No we don't have to, but so far we do, because that's the most legally consistent. If you want to change that, you're going to need to pass new laws that may wind up radically redefining intellectual property.
> Has the model really performed an extreme transformation if it is able to produce the training data near-verbatim?
Of course it has, if the transformation is extreme, as it appears to be here. If I memorize the lyrics to a bunch of love songs, and then write my own love song where every line is new, nobody's going to successfully sue me just because I can sing a bunch of other songs from memory.
Also, it's not even remotely clear that the LLM can produce the training data near-verbatim. Generally it can't, unless it's something that it's been trained on with high levels of repetition.
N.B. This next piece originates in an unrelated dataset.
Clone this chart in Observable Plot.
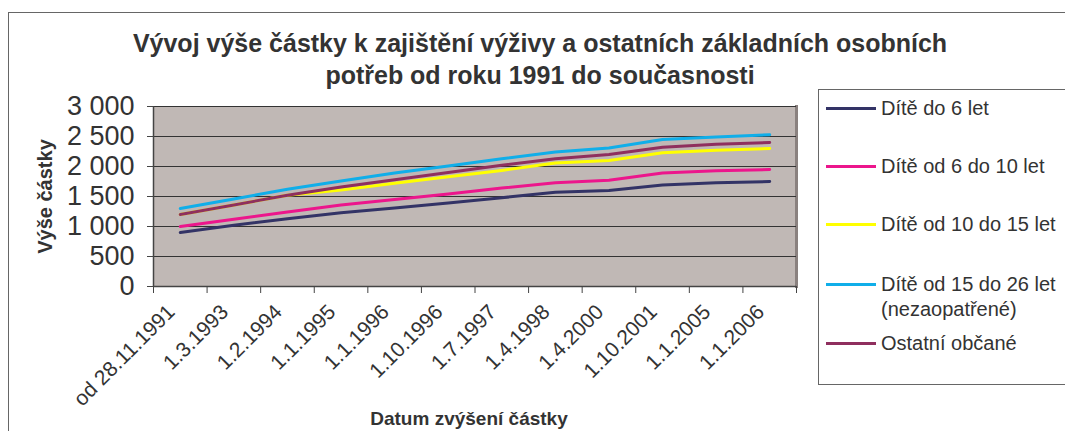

> you're going to need to pass new laws that may wind up radically redefining intellectual property
You're correct that this is one route to resolving the situation, but I think it's reasonable to lean more strongly into the original intent of intellectual property laws to defend creative works as a manner to sustain yourself that would draw a pretty clear distinction between human creativity and reuse and LLMs.
But you're missing the other half of copyright law, which is the original intent to promote the public good.
That's why fair use exists, for the public good. And that's why the main legal argument behind LLM training is fair use -- that the resulting product doesn't compete directly with the originals, and is in the public good.
In other words, if you write an autobiography, you're not losing significant sales because people are asking an LLM about your life.